WHAT TO DO
Starting at the first line of the listing below, repeat each line exactly until the line containing "from matplotlib.ticker import", which you include. Leave out pictures.

DATA PROVIDED

------------------------------------------------

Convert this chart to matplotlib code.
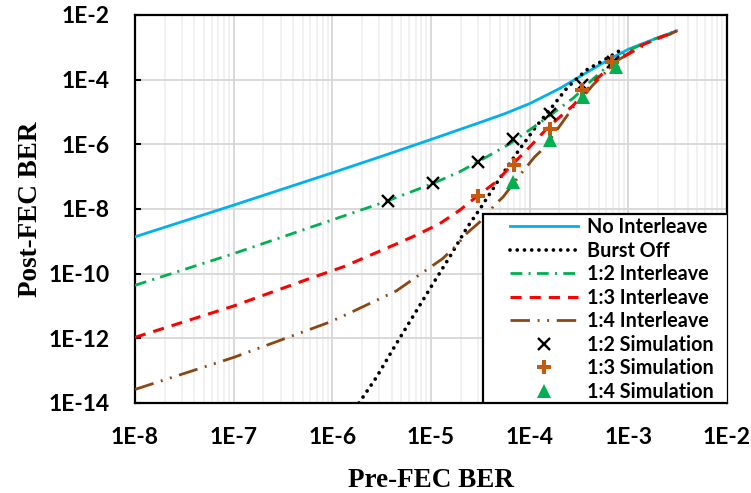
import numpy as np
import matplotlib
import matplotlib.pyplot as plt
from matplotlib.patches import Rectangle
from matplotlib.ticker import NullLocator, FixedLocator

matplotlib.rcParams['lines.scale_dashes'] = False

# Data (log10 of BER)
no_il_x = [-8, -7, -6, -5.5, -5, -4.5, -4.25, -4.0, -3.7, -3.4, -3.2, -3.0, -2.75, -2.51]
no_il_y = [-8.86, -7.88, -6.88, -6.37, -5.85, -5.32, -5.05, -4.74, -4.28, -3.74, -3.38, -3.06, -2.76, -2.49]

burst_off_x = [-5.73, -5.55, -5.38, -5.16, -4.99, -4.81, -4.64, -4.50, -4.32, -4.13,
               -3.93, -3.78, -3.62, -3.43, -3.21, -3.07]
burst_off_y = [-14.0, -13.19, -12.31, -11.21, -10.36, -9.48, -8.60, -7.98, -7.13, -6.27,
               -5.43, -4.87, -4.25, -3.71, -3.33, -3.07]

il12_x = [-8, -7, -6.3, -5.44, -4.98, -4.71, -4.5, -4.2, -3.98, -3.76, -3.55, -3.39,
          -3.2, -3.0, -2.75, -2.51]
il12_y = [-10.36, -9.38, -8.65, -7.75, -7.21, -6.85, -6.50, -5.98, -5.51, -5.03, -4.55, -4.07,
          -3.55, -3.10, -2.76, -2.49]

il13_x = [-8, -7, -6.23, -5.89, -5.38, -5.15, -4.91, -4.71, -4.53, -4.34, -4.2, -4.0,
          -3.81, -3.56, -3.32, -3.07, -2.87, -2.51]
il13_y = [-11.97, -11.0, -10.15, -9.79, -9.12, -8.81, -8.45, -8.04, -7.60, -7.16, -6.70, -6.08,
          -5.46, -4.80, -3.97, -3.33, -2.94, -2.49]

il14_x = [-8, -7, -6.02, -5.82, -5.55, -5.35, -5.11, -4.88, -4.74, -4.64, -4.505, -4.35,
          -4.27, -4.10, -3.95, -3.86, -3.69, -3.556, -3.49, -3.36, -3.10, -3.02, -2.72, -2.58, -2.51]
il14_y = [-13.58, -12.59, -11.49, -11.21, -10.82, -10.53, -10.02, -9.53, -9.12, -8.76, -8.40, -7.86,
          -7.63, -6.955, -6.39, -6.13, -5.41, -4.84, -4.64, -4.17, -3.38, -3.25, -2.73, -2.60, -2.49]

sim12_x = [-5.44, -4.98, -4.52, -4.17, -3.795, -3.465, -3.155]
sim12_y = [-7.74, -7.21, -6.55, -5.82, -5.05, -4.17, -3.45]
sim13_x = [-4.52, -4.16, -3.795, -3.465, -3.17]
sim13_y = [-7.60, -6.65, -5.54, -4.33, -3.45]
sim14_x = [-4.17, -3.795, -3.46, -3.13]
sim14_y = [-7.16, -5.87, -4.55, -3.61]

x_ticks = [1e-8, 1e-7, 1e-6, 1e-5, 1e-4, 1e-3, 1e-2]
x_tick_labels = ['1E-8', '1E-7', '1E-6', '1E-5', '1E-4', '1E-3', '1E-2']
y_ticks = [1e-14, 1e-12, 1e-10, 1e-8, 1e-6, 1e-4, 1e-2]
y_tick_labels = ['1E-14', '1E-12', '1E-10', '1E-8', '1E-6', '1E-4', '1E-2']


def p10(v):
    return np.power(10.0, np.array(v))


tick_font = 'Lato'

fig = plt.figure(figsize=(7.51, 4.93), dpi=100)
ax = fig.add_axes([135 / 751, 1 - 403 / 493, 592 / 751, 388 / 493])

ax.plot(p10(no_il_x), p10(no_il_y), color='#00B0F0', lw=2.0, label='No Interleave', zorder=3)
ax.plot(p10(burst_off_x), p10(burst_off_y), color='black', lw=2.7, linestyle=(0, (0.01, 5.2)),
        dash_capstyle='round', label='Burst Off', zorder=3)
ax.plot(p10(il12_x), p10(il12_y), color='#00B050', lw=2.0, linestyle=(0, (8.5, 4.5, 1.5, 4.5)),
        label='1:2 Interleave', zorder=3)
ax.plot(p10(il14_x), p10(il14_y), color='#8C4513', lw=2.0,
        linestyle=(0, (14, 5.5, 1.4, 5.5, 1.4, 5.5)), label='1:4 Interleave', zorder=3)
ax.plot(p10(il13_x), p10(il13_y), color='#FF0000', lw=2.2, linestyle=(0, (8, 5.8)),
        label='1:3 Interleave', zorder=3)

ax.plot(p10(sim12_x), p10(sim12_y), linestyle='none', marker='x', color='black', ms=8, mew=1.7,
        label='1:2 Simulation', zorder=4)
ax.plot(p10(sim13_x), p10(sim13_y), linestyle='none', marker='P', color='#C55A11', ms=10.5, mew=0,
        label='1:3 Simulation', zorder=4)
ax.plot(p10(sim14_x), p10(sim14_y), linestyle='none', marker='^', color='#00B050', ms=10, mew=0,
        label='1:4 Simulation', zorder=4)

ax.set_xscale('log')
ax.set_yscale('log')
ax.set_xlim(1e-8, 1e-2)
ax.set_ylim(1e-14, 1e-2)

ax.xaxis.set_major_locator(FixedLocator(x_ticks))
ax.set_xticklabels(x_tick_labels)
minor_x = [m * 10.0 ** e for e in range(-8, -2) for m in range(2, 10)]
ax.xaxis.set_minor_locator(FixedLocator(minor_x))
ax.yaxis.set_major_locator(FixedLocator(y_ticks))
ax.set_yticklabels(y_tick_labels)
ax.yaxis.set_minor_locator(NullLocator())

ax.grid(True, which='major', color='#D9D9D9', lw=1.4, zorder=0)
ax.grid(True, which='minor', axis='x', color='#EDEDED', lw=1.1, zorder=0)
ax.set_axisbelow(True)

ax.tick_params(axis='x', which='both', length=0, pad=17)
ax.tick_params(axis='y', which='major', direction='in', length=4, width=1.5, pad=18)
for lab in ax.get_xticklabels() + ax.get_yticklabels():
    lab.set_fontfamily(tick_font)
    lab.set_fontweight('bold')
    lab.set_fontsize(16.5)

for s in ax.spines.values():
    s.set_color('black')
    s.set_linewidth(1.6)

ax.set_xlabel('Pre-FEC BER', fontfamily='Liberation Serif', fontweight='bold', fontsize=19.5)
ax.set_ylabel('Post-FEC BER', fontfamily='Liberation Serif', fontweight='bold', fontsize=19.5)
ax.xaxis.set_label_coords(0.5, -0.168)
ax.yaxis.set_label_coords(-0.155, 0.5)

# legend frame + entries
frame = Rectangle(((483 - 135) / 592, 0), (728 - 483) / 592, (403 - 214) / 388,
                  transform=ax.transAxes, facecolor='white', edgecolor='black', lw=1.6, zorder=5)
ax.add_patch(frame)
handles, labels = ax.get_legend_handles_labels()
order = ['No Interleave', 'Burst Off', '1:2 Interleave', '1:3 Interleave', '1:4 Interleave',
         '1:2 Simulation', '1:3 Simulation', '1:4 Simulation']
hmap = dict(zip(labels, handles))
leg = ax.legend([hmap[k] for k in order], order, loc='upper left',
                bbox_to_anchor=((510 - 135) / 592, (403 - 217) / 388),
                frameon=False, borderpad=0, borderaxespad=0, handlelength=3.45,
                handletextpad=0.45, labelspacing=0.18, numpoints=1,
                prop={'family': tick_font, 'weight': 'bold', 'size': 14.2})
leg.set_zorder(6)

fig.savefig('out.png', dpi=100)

------------------------------------------------

OUTPUT OF THE TASK
Convert this chart to matplotlib code.
import numpy as np
import matplotlib
import matplotlib.pyplot as plt
from matplotlib.patches import Rectangle
from matplotlib.ticker import NullLocator, FixedLocator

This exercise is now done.